I feel like this book could have potentially been about me. It's not that I've ever experienced any of what Coco has, which probably has you wondering why I would relate so strongly to this book, but there's something about her and how she views herself that really resonated with me. I really felt like I was able to not only see Coco's life, and be a part of it, but understand what her perspective was and where it was coming from.
Coco is the youngest of five females living in a Brooklyn brownstone, Rookhaven, that she inherited from her mother whom she lost at a very young age. Coco is the most sheltered and most insecure of all the women. While the other females have their foibles, Coco usually deals with stress by baking and reading. However Coco isn't happy, with her life, or with her job, and she's beginning to feel overwhelmed by the fact she doesn't know what direction her life is going to take when it seems everyone around her has a goal and plan. They all seem to be going somewhere and doing something they love. All Coco knows is that what she has in not what she wants.

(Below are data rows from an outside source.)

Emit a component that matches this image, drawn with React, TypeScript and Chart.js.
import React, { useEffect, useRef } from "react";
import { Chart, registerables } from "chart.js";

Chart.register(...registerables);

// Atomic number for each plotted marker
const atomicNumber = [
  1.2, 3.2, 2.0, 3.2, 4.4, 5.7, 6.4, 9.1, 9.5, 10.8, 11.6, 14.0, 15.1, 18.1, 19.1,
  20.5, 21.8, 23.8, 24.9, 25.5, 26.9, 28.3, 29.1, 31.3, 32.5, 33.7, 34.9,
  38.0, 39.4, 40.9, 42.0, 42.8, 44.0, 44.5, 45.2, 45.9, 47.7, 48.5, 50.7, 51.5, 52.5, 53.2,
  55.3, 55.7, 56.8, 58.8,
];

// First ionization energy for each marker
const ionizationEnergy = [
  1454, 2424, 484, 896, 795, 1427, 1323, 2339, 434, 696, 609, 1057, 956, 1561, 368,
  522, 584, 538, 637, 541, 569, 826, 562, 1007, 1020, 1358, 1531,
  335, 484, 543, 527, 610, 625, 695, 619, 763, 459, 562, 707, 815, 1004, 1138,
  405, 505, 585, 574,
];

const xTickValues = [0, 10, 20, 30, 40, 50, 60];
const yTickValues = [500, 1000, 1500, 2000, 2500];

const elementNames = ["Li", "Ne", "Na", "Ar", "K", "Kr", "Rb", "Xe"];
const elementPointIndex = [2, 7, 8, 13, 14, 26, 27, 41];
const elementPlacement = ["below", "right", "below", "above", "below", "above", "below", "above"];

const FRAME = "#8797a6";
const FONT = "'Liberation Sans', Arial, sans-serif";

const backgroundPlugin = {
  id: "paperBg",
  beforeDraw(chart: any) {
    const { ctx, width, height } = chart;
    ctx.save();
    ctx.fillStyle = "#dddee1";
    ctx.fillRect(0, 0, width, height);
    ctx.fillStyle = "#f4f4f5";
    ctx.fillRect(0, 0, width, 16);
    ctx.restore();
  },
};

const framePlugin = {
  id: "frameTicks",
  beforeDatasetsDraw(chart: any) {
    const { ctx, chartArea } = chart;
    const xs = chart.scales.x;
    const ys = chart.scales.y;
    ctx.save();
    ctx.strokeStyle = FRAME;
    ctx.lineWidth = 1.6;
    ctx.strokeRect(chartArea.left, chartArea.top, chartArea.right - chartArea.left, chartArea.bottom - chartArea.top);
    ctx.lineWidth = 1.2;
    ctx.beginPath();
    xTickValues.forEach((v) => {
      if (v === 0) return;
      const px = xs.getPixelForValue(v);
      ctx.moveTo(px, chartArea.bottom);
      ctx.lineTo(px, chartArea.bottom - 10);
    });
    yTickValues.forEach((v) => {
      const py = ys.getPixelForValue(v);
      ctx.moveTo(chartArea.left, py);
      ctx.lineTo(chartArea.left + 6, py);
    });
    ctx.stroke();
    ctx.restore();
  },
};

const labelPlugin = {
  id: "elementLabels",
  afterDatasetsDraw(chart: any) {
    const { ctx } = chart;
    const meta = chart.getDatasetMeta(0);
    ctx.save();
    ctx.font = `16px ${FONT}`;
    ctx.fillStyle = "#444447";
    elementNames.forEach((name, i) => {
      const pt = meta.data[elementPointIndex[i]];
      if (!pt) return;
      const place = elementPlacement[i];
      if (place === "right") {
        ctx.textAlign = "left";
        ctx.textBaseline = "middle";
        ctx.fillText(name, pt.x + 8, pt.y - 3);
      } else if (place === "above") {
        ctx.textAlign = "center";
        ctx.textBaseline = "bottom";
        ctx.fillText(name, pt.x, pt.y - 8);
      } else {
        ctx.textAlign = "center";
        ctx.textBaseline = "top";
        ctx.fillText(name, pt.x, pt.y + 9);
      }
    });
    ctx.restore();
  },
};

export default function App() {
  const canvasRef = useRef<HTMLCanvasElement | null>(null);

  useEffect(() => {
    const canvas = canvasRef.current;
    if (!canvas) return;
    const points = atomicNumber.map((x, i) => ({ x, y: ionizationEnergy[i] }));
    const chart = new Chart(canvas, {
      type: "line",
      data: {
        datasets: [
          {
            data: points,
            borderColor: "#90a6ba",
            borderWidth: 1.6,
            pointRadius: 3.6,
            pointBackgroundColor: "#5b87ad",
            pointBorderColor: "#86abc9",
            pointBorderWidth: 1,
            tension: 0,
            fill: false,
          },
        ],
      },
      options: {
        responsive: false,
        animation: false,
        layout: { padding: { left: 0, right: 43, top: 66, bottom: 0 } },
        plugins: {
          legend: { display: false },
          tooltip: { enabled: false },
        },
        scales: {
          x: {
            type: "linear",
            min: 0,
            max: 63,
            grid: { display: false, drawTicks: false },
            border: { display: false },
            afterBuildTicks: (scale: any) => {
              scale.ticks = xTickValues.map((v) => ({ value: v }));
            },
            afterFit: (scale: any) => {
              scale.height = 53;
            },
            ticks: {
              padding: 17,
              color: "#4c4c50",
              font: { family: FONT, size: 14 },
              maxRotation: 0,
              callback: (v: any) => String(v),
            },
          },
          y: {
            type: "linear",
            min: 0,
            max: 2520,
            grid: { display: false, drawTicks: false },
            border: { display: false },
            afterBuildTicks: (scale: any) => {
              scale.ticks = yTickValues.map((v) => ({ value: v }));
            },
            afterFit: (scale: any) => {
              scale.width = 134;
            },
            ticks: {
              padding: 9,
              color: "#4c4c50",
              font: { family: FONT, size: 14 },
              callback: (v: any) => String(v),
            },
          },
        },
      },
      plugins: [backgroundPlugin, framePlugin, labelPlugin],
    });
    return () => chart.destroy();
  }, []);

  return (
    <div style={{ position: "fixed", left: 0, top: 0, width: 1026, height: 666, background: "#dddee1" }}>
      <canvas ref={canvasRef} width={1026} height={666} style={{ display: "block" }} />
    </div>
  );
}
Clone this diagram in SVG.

I really loved Coco. I've loved her from the moment I met her for the first time in Brooklyn Girls, the first book in the Brooklyn Girls series. Coco has always been the most introverted of the girls in the house and she's also been the one most sheltered. She's always done what her father and older sister Julia have told her was best for her; She's always taken the path of least resistance. I loved seeing her come out of her shell and taking control of her life. Granted she decided to the opposite of what she normally would have and be a stronger version of herself, which worked for a time, but it was great seeing her do that. I liked how Coco was discovering what she liked and what she wanted to do in all things, not just her romantic life but also her occupation.
Another thing about this book that I really enjoyed was how the story focused on Coco, but also how her other housemates played pivotal roles in the book. It was like getting Coco's book and updates in Pia, Maddie, Angie, and Julia's lives as well. I loved seeing how they were doing in their lives, both the positives and negatives. There were times when I was taken aback by what was going on in their lives, but I also surprised myself by how nonjudgmental I was about the choices the girls made. This book focused on a number of themes, one of which was self love. Another was about making the change in your life that you want and being happy. Yet a third was about acceptance and being non judgmental. While I would've enjoyed a story that was all neat and nice, fitting the romance mold, instead I enjoyed a book that was true to life and real. Life isn't neat and perfect, and neither are the lives of those who live in Rookhaven.
There's so much more I want to say, but this is truly a book that has to be read to be experienced. I feel like every high school girl and college going girl should read this for inspiration and confidence. Even when I was worried Coco was going to revert back into her shell, she surprised me. I think she and this book will surprise you too. Kudos to Gemma Burgess for writing a story that may seem light from the outside, but is packed with depth. This is not just a romance, but about a journey of self discovery, resilience, and strength. She touches on subjects relevant to young women today in such a way that promotes understanding and discourse. There are some hilarious laugh out loud moments and moments where you may find yourself in tears. I find myself looking forward to Julia's book and finding out what's going on in her life and in the lives of all those who reside in Rookhaven. I hope it's as spectacular as this book.